Many Canadians still treat the Tax Free Savings Account (TFSA) like a glorified bank account. If I ran the CRA, the first thing I’d do is rename it the “Tax Free Income Account,” because the real power of a TFSA is the ability to generate completely tax-free cash flow, month after month, with zero consequences for your benefits or tax bracket.
For retirees, this avoids the clawbacks that hit withdrawals from other accounts, and for younger investors, it creates a compounding machine with no tax drag. If you want to adopt this mindset early, one option stands out: the Canoe EIT Income Fund (TSX:EIT.UN) in a TFSA can pay you every month like clockwork, entirely tax-free. Here’s how it works.
What is EIT.UN
EIT.UN is a closed-end fund, meaning it has a fixed number of units and does not create or redeem shares daily the way an exchange-traded fund does. This structure means the fund can trade at either a premium or a discount to its net asset value depending on investor demand. Right now, units trade slightly below NAV, which effectively lets buyers pick up its underlying portfolio at a small bargain.

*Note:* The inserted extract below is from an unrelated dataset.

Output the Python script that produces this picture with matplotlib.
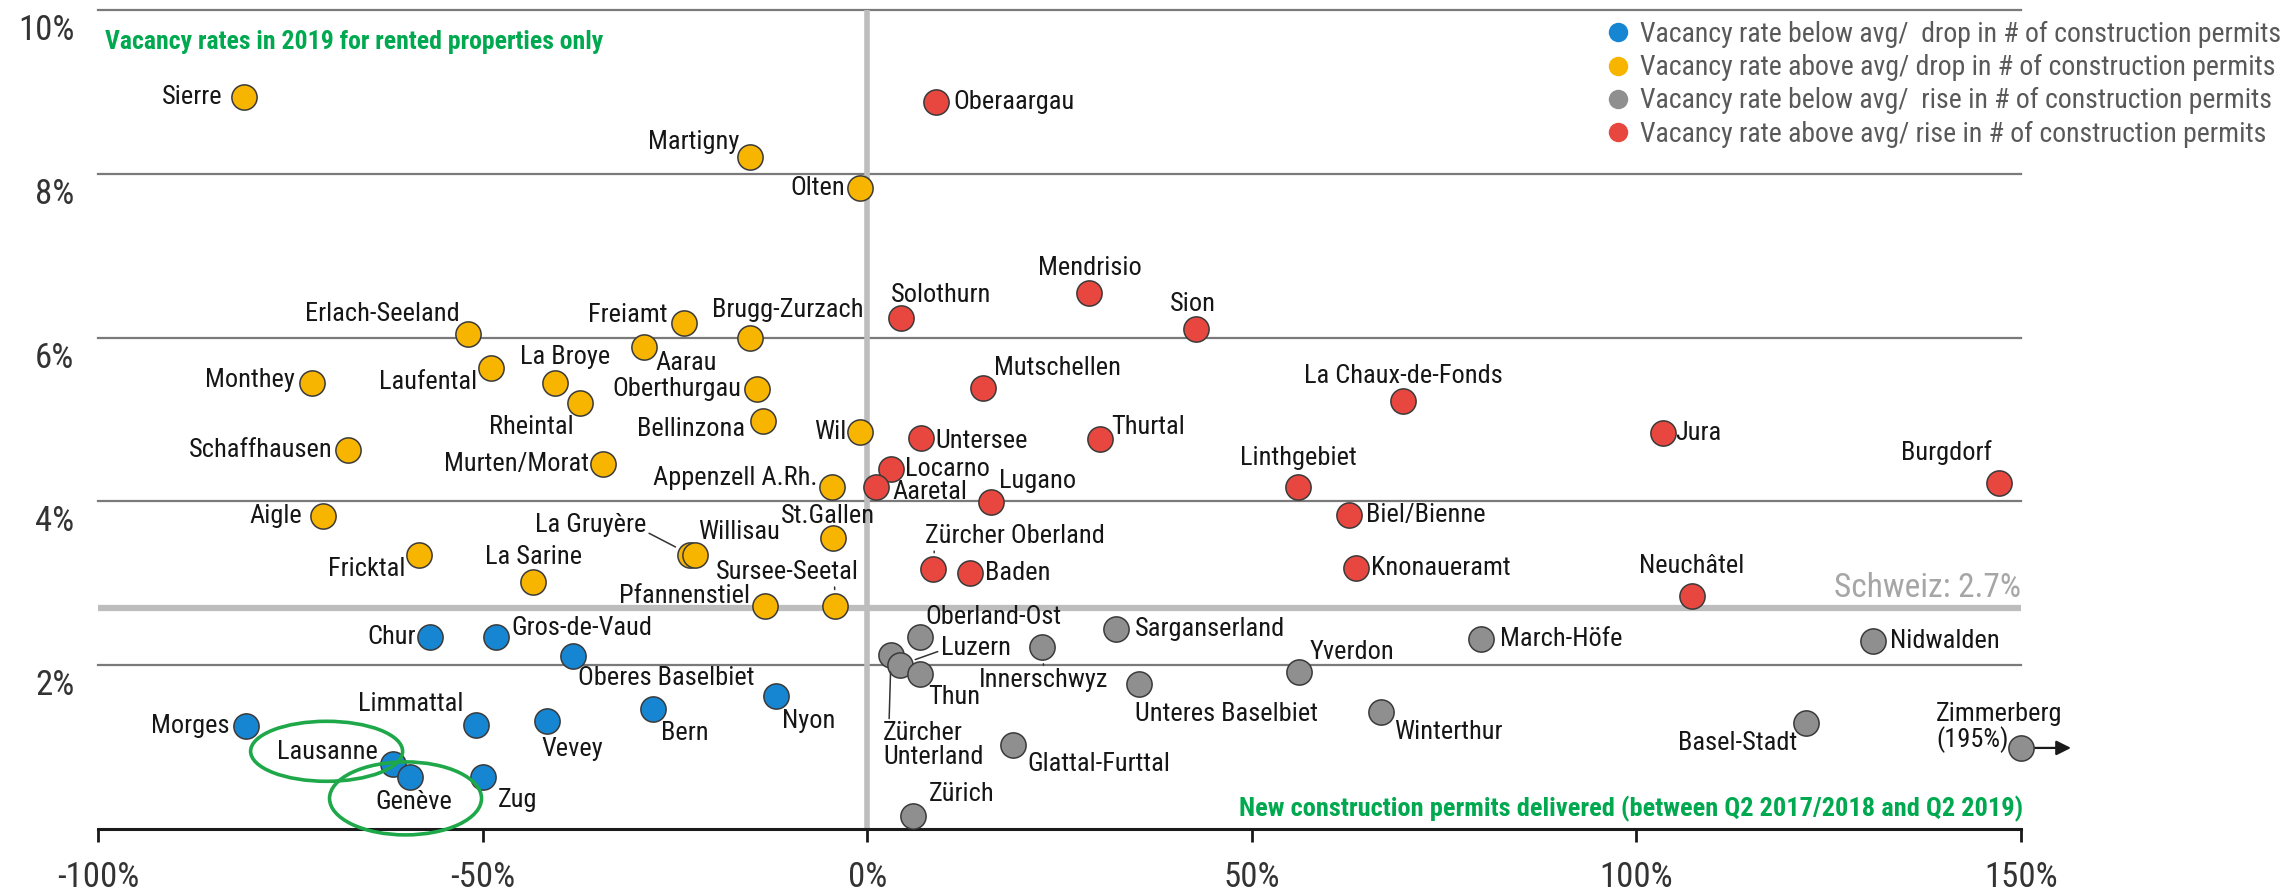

The portfolio holds around 40 Canadian and U.S. stocks, generally split about 50/50, and is run by an active management team. The fund can also use up to 1.2 times leverage, which allows it to boost returns by borrowing modestly against its assets. However, it’s not the cheapest fund out there, with a 1.1% management fee.
EIT.UN dividends
The hallmark of the fund is its fixed, longstanding $0.10 per-unit monthly distribution, which is unusually predictable in today’s market. To receive the next payout, you need to own units before and up to the ex-dividend date, usually around the 20th of each month, with payment landing on the 15th of the following month.
The distribution is a mix of capital gains, return of capital, and dividends, which can get complicated in a non-registered account. This is why keeping it in a TFSA is the simplest approach—everything is tax-free, and you never have to sort out the income types. Each unit you own generates the same reliable $0.10 every month, which you can reinvest for compounding or withdraw as steady income.
The Foolish takeaway
If you’re a younger investor, EIT.UN might not be the perfect long-term compounding vehicle, even though its reinvested distribution track record has been surprisingly solid. But if you’re older, there’s nothing wrong with shifting gears and setting up your portfolio to pay you reliably.
A few hundred dollars a month, completely tax-free inside a TFSA, can meaningfully improve your quality of life. There’s no trophy for dying with the biggest account balance. Life is unpredictable, so put your money to work now and enjoy the comfort and stability you’ve earned.